Anyone seriously interested in awakening spiritually has to practice surrender. Here’s how Eckhart puts it:

“Until you practice surrender, the spiritual dimension is something you read about, talk about, get excited about, write books about, think about, believe in, or don’t…It makes no difference. Not until you surrender does it become a living reality in your life.”

So true. But you might be wondering, what does surrender even mean? Eckhart, again, expresses it best:

“Surrender is the simple but profound wisdom of yielding to rather than opposing the flow of life.”

That’s it. That’s everything. Yielding to the flow of life. Do that and 90% of the angst plaguing your being will melt away.

Why is that? Because virtually all people resist most of the moments of their lives…And they don’t even realize they’re doing it. Example: someone in front of you is driving slowly. You clench up. Get annoyed. You RESIST.

Don’t resist, surrender

Instead, surrender to it. It’s what’s happening. It’s part of the flow of life. When you resist it you’re only hurting yourself. Another way of looking at it is another golden aphorism from Eckhart: “Accept each moment as it is.”

Accepting something doesn’t mean you have to like it. Nobody likes a driver going 40 MPH in a 55 MPH zone or a long, slow line at the grocery store or a snide remark from your boss. But it will make a huge difference in the quality of your life if you accept these moments as opposed to resisting them.

Mickey Singer surrenders

Here are two extreme examples to further illuminate this concept of surrender. The first comes from my other favorite spiritual teacher, Mickey Singer, who wrote a bestselling book called The Surrender ExperimentThe book chronicles Singer’s life after deciding in his 20s to surrender to the flow of life.

One summer Mickey went away for a month to a spiritual center in California. When he returned home to his Florida land he found that a female friend of his had begun building a home on his property. Didn’t ask his permission. Just started building. He was livid and every fiber of his being wanted to kick her off his property. But he had resolved to flow with what life put before him, so he didn’t say a thing.
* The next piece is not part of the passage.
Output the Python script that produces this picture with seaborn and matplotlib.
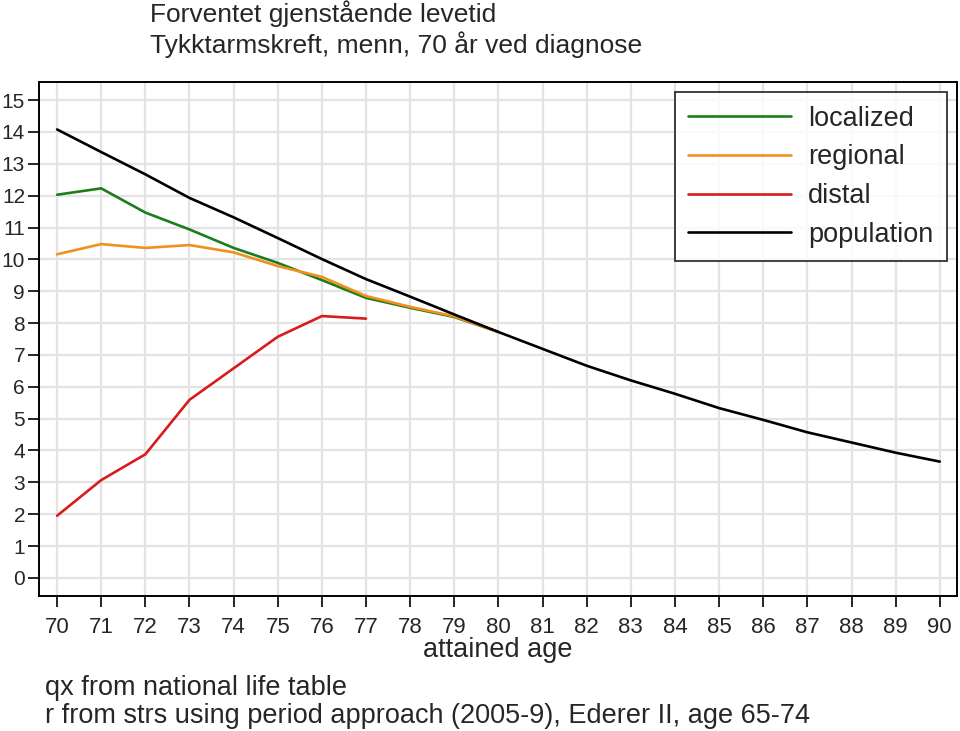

In fact, he helped her finish the house!

Not long after, this woman’s friend came to live with her, a friend who would later become the love of Mickey’s life and mother of their daughter. All because Mickey surrendered to the flow of life.

The Zen master and the girl

Another extreme example is a mythical story Eckhart tells of a Zen master who is falsely accused by a teenage girl of fathering her child. The girl’s parents confront him about this and all he says is, “Is that so?” They then tell him he has to raise the child. Which the Zen master does. For a year. Then the parents come back to him and tell him that their daughter confessed: It was a young friend who impregnated her. Again, all the Zen master says is, “Is that so?” The parents apologize profusely, then take the child and leave. And the Zen master goes on with his life.

While most of us mere mortals wouldn’t respond like this in these two scenarios, I included them because they both illustrate the essence of what surrender is: Going with the flow of life.

Incorporating surrender into your life

Great, you’re thinking, a bunch of spiritual gobbledygook that has no practical application to my life. Wrong. You can incorporate surrender into your life. How? Like anything else, you practice. Just as you would learn to play the piano or golf. Start with the everyday life stuff, like driving or waiting in lines while doing errands. The moment you find yourself becoming annoyed (i.e., resisting), take a deep, conscious breath and tell yourself to surrender to that moment.

Once you get better at those, graduate to some higher hanging fruit, like your spouse saying something that really pisses you off. Again, take a deep breath and surrender to the flow of what’s happening. Accept that moment (again, you don’t have to like it). After a few breaths, respond to the situation from a place of nonresistance.

So surrender. Get yourself out of the way of the flow of life. Accept the moments life throws your way. Don’t resist them. If you do, your body and mind will unclench into a state of ease you never knew was possible.